— start DATA EXTRACT —

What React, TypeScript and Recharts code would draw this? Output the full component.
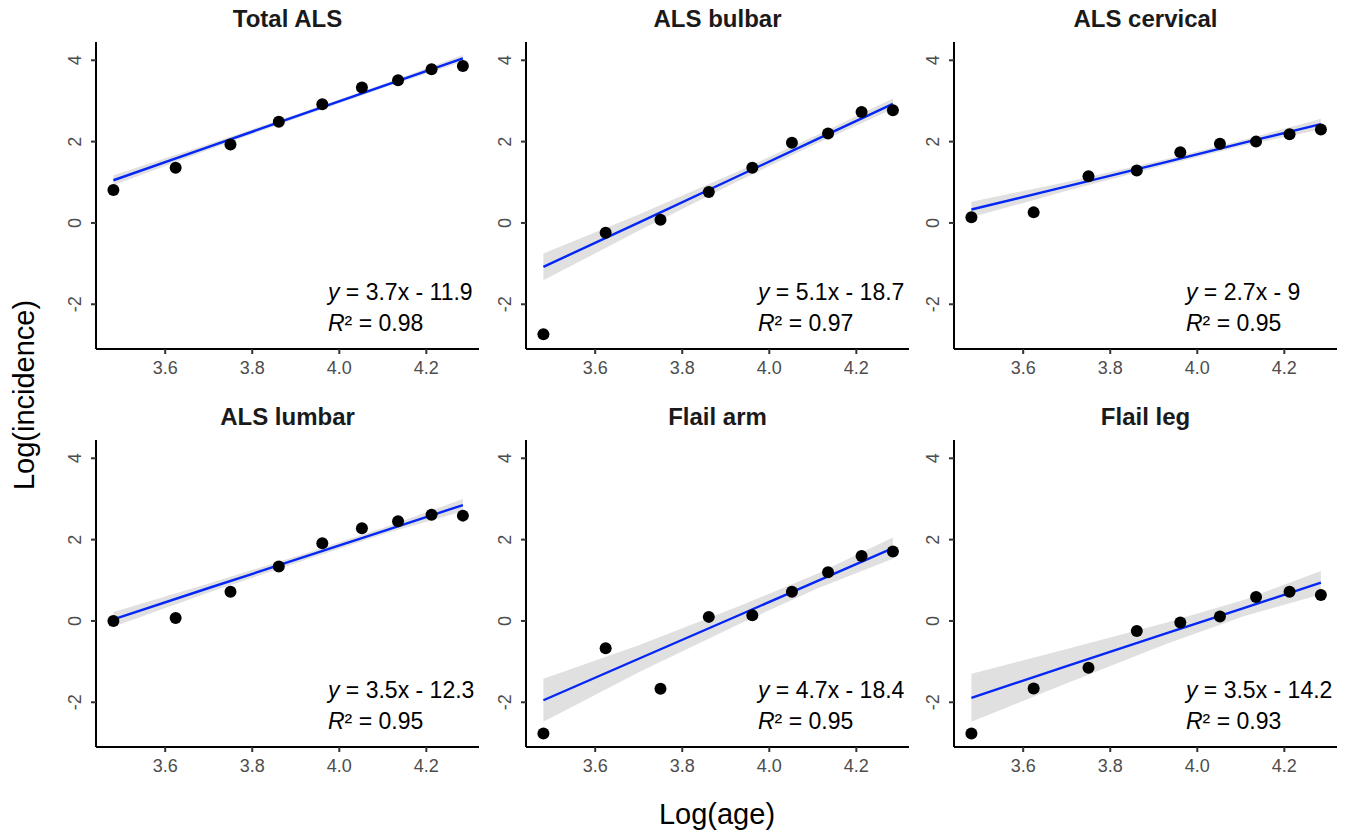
import React from 'react';
import { ComposedChart, Line, Area, Scatter, XAxis, YAxis } from 'recharts';

// log of age-group midpoints (shared by every panel)
const ageLog = [3.481, 3.624, 3.75, 3.861, 3.961, 4.052, 4.135, 4.212, 4.284];
// x positions where the fitted line and its confidence band were read
const fitX = [3.481, 3.7, 3.93, 4.11, 4.284];

const xTicks = [3.6, 3.8, 4.0, 4.2];
const yTicks = [-2, 0, 2, 4];

const titles = ['Total ALS', 'ALS bulbar', 'ALS cervical', 'ALS lumbar', 'Flail arm', 'Flail leg'];

// observed log(incidence)
const totalALS = [0.81, 1.36, 1.93, 2.49, 2.92, 3.33, 3.51, 3.78, 3.86];
const bulbar = [-2.74, -0.24, 0.08, 0.76, 1.36, 1.97, 2.2, 2.73, 2.77];
const cervical = [0.14, 0.26, 1.15, 1.29, 1.74, 1.95, 2.0, 2.18, 2.3];
const lumbar = [0.0, 0.07, 0.72, 1.34, 1.91, 2.28, 2.45, 2.61, 2.59];
const flailArm = [-2.77, -0.67, -1.67, 0.1, 0.14, 0.72, 1.2, 1.6, 1.71];
const flailLeg = [-2.77, -1.66, -1.15, -0.25, -0.04, 0.11, 0.59, 0.72, 0.64];

// fitted line at fitX
const totalFit = [1.05, 1.87, 2.73, 3.4, 4.05];
const bulbarFit = [-1.08, 0.01, 1.16, 2.06, 2.93];
const cervicalFit = [0.33, 0.9, 1.5, 1.98, 2.43];
const lumbarFit = [0.04, 0.81, 1.61, 2.24, 2.85];
const flailArmFit = [-1.95, -0.93, 0.14, 0.98, 1.79];
const flailLegFit = [-1.89, -1.11, -0.3, 0.33, 0.94];

// half width of the grey confidence band at fitX
const totalBand = [0.12, 0.07, 0.05, 0.05, 0.08];
const bulbarBand = [0.33, 0.2, 0.12, 0.1, 0.13];
const cervicalBand = [0.19, 0.11, 0.07, 0.07, 0.13];
const lumbarBand = [0.18, 0.11, 0.08, 0.08, 0.15];
const flailArmBand = [0.53, 0.33, 0.22, 0.18, 0.26];
const flailLegBand = [0.59, 0.42, 0.26, 0.2, 0.29];

const equations = ['3.7x - 11.9', '5.1x - 18.7', '2.7x - 9', '3.5x - 12.3', '4.7x - 18.4', '3.5x - 14.2'];
const r2Values = ['0.98', '0.97', '0.95', '0.95', '0.95', '0.93'];

const points = [totalALS, bulbar, cervical, lumbar, flailArm, flailLeg];
const fits = [totalFit, bulbarFit, cervicalFit, lumbarFit, flailArmFit, flailLegFit];
const bands = [totalBand, bulbarBand, cervicalBand, lumbarBand, flailArmBand, flailLegBand];

const FONT = '"Liberation Sans", Arial, Helvetica, sans-serif';
const plotLefts = [96, 526, 954];
const plotTops = [42, 440];
const PLOT_W = 383;
const PLOT_H = 307;
const Y_W = 70;

const YTick = (props: any) => {
    const { x, y, payload } = props;
    return (
        <text
            x={x}
            y={y}
            transform={`rotate(-90 ${x} ${y})`}
            textAnchor="middle"
            fontSize={18}
            fill="#4d4d4d"
            fontFamily={FONT}
        >
            {payload.value}
        </text>
    );
};

const Panel = ({ idx }: { idx: number }) => {
    const col = idx % 3;
    const row = Math.floor(idx / 3);
    const rows = fitX.map((x, i) => ({
        x,
        fit: fits[idx][i],
        band: [fits[idx][i] - bands[idx][i], fits[idx][i] + bands[idx][i]],
    }));
    const pts = ageLog.map((x, i) => ({ x, y: points[idx][i] }));
    const label = [{ x: 3.974, y: -1.9 }];

    return (
        <div style={{ position: 'absolute', left: plotLefts[col] - Y_W, top: plotTops[row] - 10 }}>
            <ComposedChart
                width={Y_W + PLOT_W + 10}
                height={10 + PLOT_H + 40}
                data={rows}
                margin={{ top: 10, right: 10, bottom: 0, left: 0 }}
            >
                <XAxis
                    dataKey="x"
                    type="number"
                    domain={[3.441, 4.321]}
                    allowDataOverflow
                    ticks={xTicks}
                    tickFormatter={(v: number) => v.toFixed(1)}
                    height={40}
                    axisLine={{ stroke: '#000', strokeWidth: 2 }}
                    tickLine={{ stroke: '#333', strokeWidth: 2 }}
                    tickSize={5}
                    tickMargin={7}
                    tick={{ fontSize: 18, fill: '#4d4d4d', fontFamily: FONT }}
                />
                <YAxis
                    type="number"
                    domain={[-3.1, 4.45]}
                    allowDataOverflow
                    ticks={yTicks}
                    width={Y_W}
                    axisLine={{ stroke: '#000', strokeWidth: 2 }}
                    tickLine={{ stroke: '#333', strokeWidth: 2 }}
                    tickSize={5}
                    tickMargin={10}
                    tick={<YTick />}
                />
                <Scatter
                    data={pts}
                    dataKey="y"
                    isAnimationActive={false}
                    shape={(p: any) => <circle cx={p.cx} cy={p.cy} r={6} fill="#000" />}
                />
                <Area
                    dataKey="band"
                    type="linear"
                    stroke="none"
                    fill="#999999"
                    fillOpacity={0.3}
                    isAnimationActive={false}
                />
                <Line
                    dataKey="fit"
                    type="linear"
                    stroke="#0527f5"
                    strokeWidth={2.4}
                    dot={false}
                    isAnimationActive={false}
                />
                <Scatter
                    data={label}
                    dataKey="y"
                    isAnimationActive={false}
                    shape={(p: any) => (
                        <text x={p.cx} y={p.cy} fontSize={23} fill="#000" fontFamily={FONT}>
                            <tspan fontStyle="italic">y</tspan>
                            <tspan>{` = ${equations[idx]}`}</tspan>
                            <tspan x={p.cx} dy={31} fontStyle="italic">R</tspan>
                            <tspan>{`² = ${r2Values[idx]}`}</tspan>
                        </text>
                    )}
                />
            </ComposedChart>
        </div>
    );
};

export default function App() {
    return (
        <div
            style={{
                position: 'absolute',
                left: 0,
                top: 0,
                width: 1346,
                height: 834,
                background: '#fff',
                fontFamily: FONT,
            }}
        >
            {titles.map((t, i) => (
                <Panel key={t} idx={i} />
            ))}
            <svg
                width={1346}
                height={834}
                style={{ position: 'absolute', left: 0, top: 0, pointerEvents: 'none' }}
            >
                {titles.map((t, i) => (
                    <text
                        key={t}
                        x={plotLefts[i % 3] + PLOT_W / 2}
                        y={plotTops[Math.floor(i / 3)] - 15}
                        textAnchor="middle"
                        fontSize={24}
                        fontWeight="bold"
                        fill="#1a1a1a"
                        fontFamily={FONT}
                    >
                        {t}
                    </text>
                ))}
                <text
                    transform="translate(34 395) rotate(-90)"
                    textAnchor="middle"
                    fontSize={29}
                    fill="#000"
                    fontFamily={FONT}
                >
                    Log(incidence)
                </text>
                <text x={717} y={824} textAnchor="middle" fontSize={29} fill="#000" fontFamily={FONT}>
                    Log(age)
                </text>
            </svg>
        </div>
    );
}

— end DATA EXTRACT —

Pictures are excluded; extract exactly the lines from the start of the data through the line that holds "const fitX = [3.481, 3.7, 3.93, 4.11, 4.284];", both ends included.

What React, TypeScript and Recharts code would draw this? Output the full component.
import React from 'react';
import { ComposedChart, Line, Area, Scatter, XAxis, YAxis } from 'recharts';

// log of age-group midpoints (shared by every panel)
const ageLog = [3.481, 3.624, 3.75, 3.861, 3.961, 4.052, 4.135, 4.212, 4.284];
// x positions where the fitted line and its confidence band were read
const fitX = [3.481, 3.7, 3.93, 4.11, 4.284];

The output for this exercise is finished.